AUBURN, AL (WTVM) - Auburn University Professor Dr. David Pascoe is considered to be a top expert in thermal imaging, and he believes the United States is not meeting international standards during airport screenings for pandemics like Ebola.
"They're using a small beam of light and they are putting it on different parts of the body. The skin is very unique in that it interfaces between our body and out core and so different parts of our skin may have different temperatures," Pascoe said.
Pascoe is the U.S. delegate on the International Standards Committee for Thermal Imagers for Human Temperature Screening.
The committee adopted a measure over ten years ago calling for the use of infrared cameras to provide a thermal image of the skin face temperature.
The reading indicates the temperature of the inner canthus, the area between the eyes and above the nose, which is an indicator of the core temperature.
"A temperature that is about the threshold, in this case 38.5 degrees Celsius in the area of the inner canthus, it could be setup where the picture or the color would be white so if you see the white that person would need further screening," Pascoe said.
Pascoe believes this method isn't being used by the U.S. because a sense of urgency is lost overtime, its believed cost, and the time it would take to put in place.
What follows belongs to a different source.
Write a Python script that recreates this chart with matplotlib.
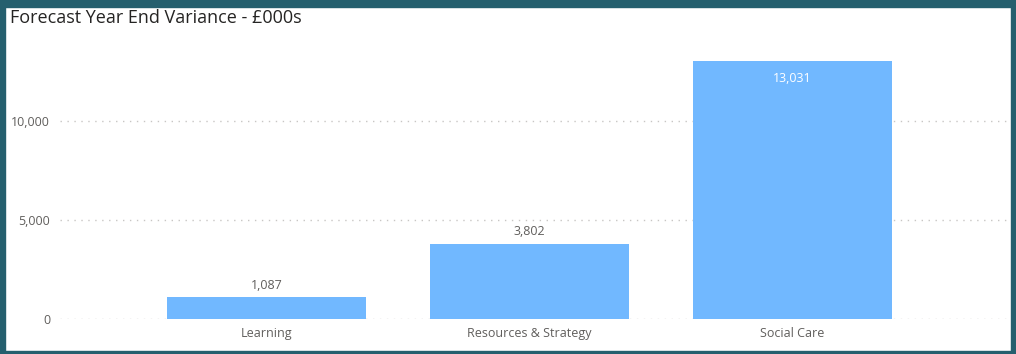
import matplotlib.pyplot as plt
from matplotlib.patches import Rectangle
from matplotlib.ticker import FuncFormatter

categories = ["Learning", "Resources & Strategy", "Social Care"]
values = [1087, 3802, 13031]
yticks = [0, 5000, 10000]

bar_color = "#71B8FF"
border_color = "#255F6E"
text_gray = "#605E5C"

plt.rcParams['font.family'] = ['Open Sans', 'DejaVu Sans']

fig = plt.figure(figsize=(10.16, 3.54), dpi=100)
fig.patch.set_facecolor("white")

# panel border
W, H = 1016, 354
for x, y, w, h in [(0, 0, 5, H), (W - 5, 0, 5, H), (0, H - 7, W, 7), (0, 0, W, 3)]:
    fig.patches.append(Rectangle((x / W, y / H), w / W, h / H, transform=fig.transFigure,
                                 color=border_color, zorder=10))

ax = fig.add_axes([60 / W, (H - 319) / H, (1007 - 60) / W, (319 - 45) / H])
xs = list(range(len(categories)))
ax.bar(xs, values, width=0.757, color=bar_color, zorder=2)
ax.set_xlim(-0.785, 2.816)
ax.set_ylim(0, 13838)

ax.set_yticks(yticks)
ax.yaxis.set_major_formatter(FuncFormatter(lambda v, p: f"{int(v):,}"))
ax.set_xticks(xs)
ax.set_xticklabels(categories)
ax.tick_params(length=0, labelsize=9, labelcolor=text_gray, pad=6)
ax.tick_params(axis="y", pad=7)
for s in ax.spines.values():
    s.set_visible(False)
ax.grid(axis="y", linestyle=(0, (1, 4)), color="#C8C6C4", linewidth=1, zorder=1)

for x, v in zip(xs, values):
    if v > 10000:
        ax.annotate(f"{v:,}", (x, v), xytext=(0, -17), textcoords="offset points",
                    ha="center", va="bottom", color="white", fontsize=9)
    else:
        ax.annotate(f"{v:,}", (x, v), xytext=(0, 4), textcoords="offset points",
                    ha="center", va="bottom", color=text_gray, fontsize=9)

fig.text(10 / W, 1 - 18 / H, "Forecast Year End Variance - £000s", fontsize=13,
         color="#252423", va="center", ha="left")

fig.savefig("out.png", dpi=100)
He recommends that the U.S. conduct screenings as airline passengers go through Customs.
"The equipment is not overly expensive and the technique has been well-identified," Pascoe said.
The international standards were developed after an attempt to use infrared cameras to screen for SARS in Singapore in 2003.
Pascoe says there was a problem in accuracy because the images were taken of groups of people, not their individual faces.